In the fifth paper for discussion — which began evaluation on Tuesday – was included an article that would enshrine the immunity.
“The judges of the Constitutional Court, the Supreme Court, Council of State and the Prosecutor General’s Office are inviolable for the content of court, unless it is shown that the decisions were made to unduly favor the interests of themselves or others,” reads the article.
Colombian liberal Senator Viviane Morales has labelled the article the greatest “monstrosity” that has arisen in the attempted reform of the balance of power, even calling the project a “hoax.”
The former Prosecutor General said that if Congress grants immunity to the magistrates they will not be able to open an investigation against any of their actions because nobody will have the ability to examine the content of judicial rulings.
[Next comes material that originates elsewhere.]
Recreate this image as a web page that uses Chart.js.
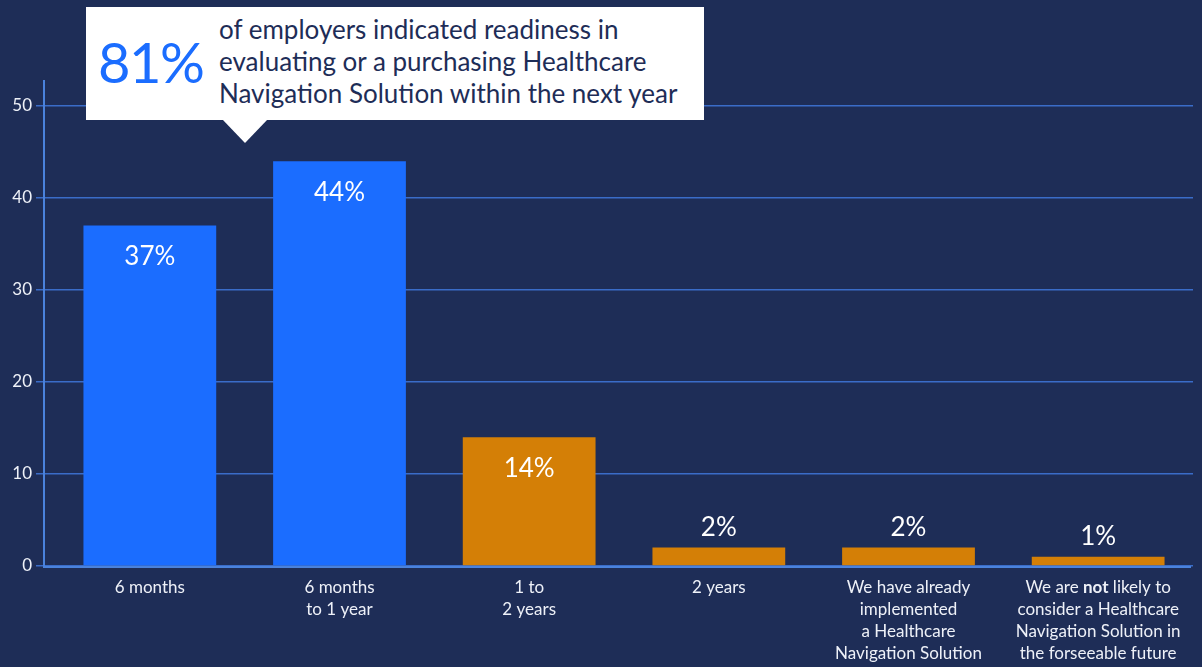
<!DOCTYPE html>
<html>
<head>
<meta charset="utf-8">
<script src="https://cdn.jsdelivr.net/npm/chart.js@4"></script>
<style>
  html, body { margin: 0; padding: 0; background: #1e2d57; }
  #wrap { position: relative; width: 1202px; height: 667px; }
  #callout {
    position: absolute; left: 86px; top: 7px; width: 618px; height: 113px;
    background: #ffffff; font-family: Lato, sans-serif;
  }
  #callout .big {
    position: absolute; left: 12px; top: 23px; font-size: 56px; line-height: 64px;
    color: #1b6dff; letter-spacing: -1.5px;
  }
  #callout .txt {
    position: absolute; left: 133px; top: 6px; font-size: 26px; line-height: 32px;
    color: #1e2d57; white-space: nowrap;
  }
  #pointer {
    position: absolute; left: 222px; top: 119px; width: 0; height: 0;
    border-left: 23px solid transparent; border-right: 23px solid transparent;
    border-top: 24px solid #ffffff;
  }
</style>
</head>
<body>
<div id="wrap">
  <canvas id="readinessChart" width="1202" height="667"></canvas>
  <div id="callout">
    <div class="big">81%</div>
    <div class="txt">of employers indicated readiness in<br>evaluating or a purchasing Healthcare<br>Navigation Solution within the next year</div>
  </div>
  <div id="pointer"></div>
</div>
<script>
// Survey answers: when employers plan to evaluate / purchase
var categories = [
    ['6 months'],
    ['6 months', 'to 1 year'],
    ['1 to', '2 years'],
    ['2 years'],
    ['We have already', 'implemented', 'a Healthcare', 'Navigation Solution'],
    ['We are **not** likely to', 'consider a Healthcare', 'Navigation Solution in', 'the forseeable future']
];
var shares = [37, 44, 14, 2, 2, 1];
var withinYear = [true, true, false, false, false, false];

var BLUE = '#1b6dff';
var ORANGE = '#d47f06';
var GRID = '#3a6cc8';
var AXIS = '#4a82dc';

// axis lines, percentage labels and multi-line category labels
var decorations = {
    id: 'decorations',
    afterDatasetsDraw: function (chart) {
        var ctx = chart.ctx;
        var area = chart.chartArea;
        var xScale = chart.scales.x;
        var meta = chart.getDatasetMeta(0);

        ctx.save();
        ctx.strokeStyle = AXIS;
        ctx.lineWidth = 2;
        ctx.beginPath();
        ctx.moveTo(44, area.top - 26);
        ctx.lineTo(44, area.bottom + 1);
        ctx.lineTo(1191, area.bottom + 1);
        ctx.stroke();

        // value labels
        ctx.fillStyle = '#ffffff';
        ctx.font = '26px Lato';
        ctx.textAlign = 'center';
        ctx.textBaseline = 'middle';
        meta.data.forEach(function (bar, i) {
            var v = shares[i];
            var y = v >= 10 ? bar.y + 31 : bar.y - 20;
            ctx.fillText(v + '%', bar.x, y);
        });

        // category labels, **word** is drawn bold
        ctx.fillStyle = '#eef1f8';
        ctx.textBaseline = 'middle';
        ctx.textAlign = 'left';
        chart.data.labels.forEach(function (lines, i) {
            var cx = xScale.getPixelForValue(i);
            lines.forEach(function (line, j) {
                var parts = line.split(/(\*\*[^*]+\*\*)/).filter(function (p) { return p; });
                var pieces = parts.map(function (p) {
                    var bold = p.indexOf('**') === 0;
                    var text = bold ? p.slice(2, -2) : p;
                    ctx.font = (bold ? 'bold ' : '') + '17px Lato';
                    return { text: text, bold: bold, w: ctx.measureText(text).width };
                });
                var total = pieces.reduce(function (s, p) { return s + p.w; }, 0);
                var x = cx - total / 2;
                var y = area.bottom + 22 + j * 22;
                pieces.forEach(function (p) {
                    ctx.font = (p.bold ? 'bold ' : '') + '17px Lato';
                    ctx.fillText(p.text, x, y);
                    x += p.w;
                });
            });
        });
        ctx.restore();
    }
};

var ctx = document.getElementById('readinessChart').getContext('2d');
var readinessChart = new Chart(ctx, {
    type: 'bar',
    data: {
        labels: categories,
        datasets: [{
            data: shares,
            backgroundColor: withinYear.map(function (w) { return w ? BLUE : ORANGE; }),
            borderWidth: 0,
            barPercentage: 0.7,
            categoryPercentage: 1.0
        }]
    },
    options: {
        responsive: false,
        animation: false,
        layout: { padding: { top: 106, right: 9, left: 0, bottom: 0 } },
        plugins: {
            legend: { display: false },
            tooltip: { enabled: false }
        },
        scales: {
            x: {
                grid: { display: false },
                border: { display: false },
                ticks: { display: false },
                afterFit: function (scale) { scale.height = 101; }
            },
            y: {
                min: 0,
                max: 50,
                ticks: {
                    stepSize: 10,
                    color: '#eef1f8',
                    padding: 4,
                    font: { family: 'Lato', size: 17 }
                },
                grid: { color: GRID, lineWidth: 1.5, tickLength: 19 },
                border: { display: false },
                afterFit: function (scale) { scale.width = 55; }
            }
        }
    },
    plugins: [decorations]
});
</script>
</body>
</html>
“How do you show the dark motives that can exist through a decision, if you cannot examine the content of such a decision?” she asked on Monday, adding that the government “lies cynically” when it asserts that the high judges will now be accountable under the law.
“Immunity creates nothing but absolute irresponsibility for the judicial decisions that they make,” Morales insisted.
The senator said that in light of the rulings of the Constitutional Court, the inviolability “means the exclusion of criminal prosecution and civil action for all the votes or opinions generated in the performance of their duties,” or rather “a defense through which action taken, although potentially criminal activity, is not punishable.”
“This means that, from now on, should a high court magistrate or the prosecution issue a ruling clearly contrary to the law, arbitrary or unfair, they could not be investigated, tried or convicted,” said the liberal.
Morales fears that “it will be a pantomime of judgment.”
The government’s defense
Santos contrastingly presented the reform as the solution to the great justice crisis in Colombia and a response to the expectation of the people regarding the need for the magistrates of the high courts to have real and effective judgment.
Colombian Interior Minister Juan Fernando Cristo responded directly to Morales on Tuesday.
Cristo said that it is not certain that the project will include impunity for magistrates or the prosecution.
The minister also argued that it does not make sense to create a parallel body in the new Supercourt to enquire about the decisions of the judges in their rulings.
“It has no logic to create a body in the Supercourt to evaluate the judgments and rulings of the magistrates, because it would generate an air of legal uncertainty that would not suit the country,” Cristo asserted.
“The new Supercourt will have the ability to investigate and prosecute for bad conduct, or for the legal responsibility of the judges involved in the cases in which the conduct occurred,” he further explained.
Senator Lopez also defended the proposals. “The inviolability is for judgments, not if the judges commit a crime. For that they will be judged by the Supreme Court,” she said.
Judicial corruption crisis
The latest judicial scandal involved the refused resignation of the president of the Constitutional Court, despite his embroilment in the biggest case of corruption the court has ever seen.
Magistrate Jorge Pretelt returned to work despite a near-universal desire for his stepping down. The high judge insists that he is innocent of the corruption allegations and therefore that he should remain in his court position.
Pretelt came under unprecedented fire when magistrate Mauricio Gonzalez accused the court president of asking oil company Fidupetrol for $200 thousand in return for promising that the court would revoke a $9 million fine imposed on the company by a lower court.
If found guilty of demanding bribes to alter the sentences of one of the country’s highest courts, it would reveal a corruption practice that is entirely unprecedented on the highest possible level of Colombia’s justice hierarchy.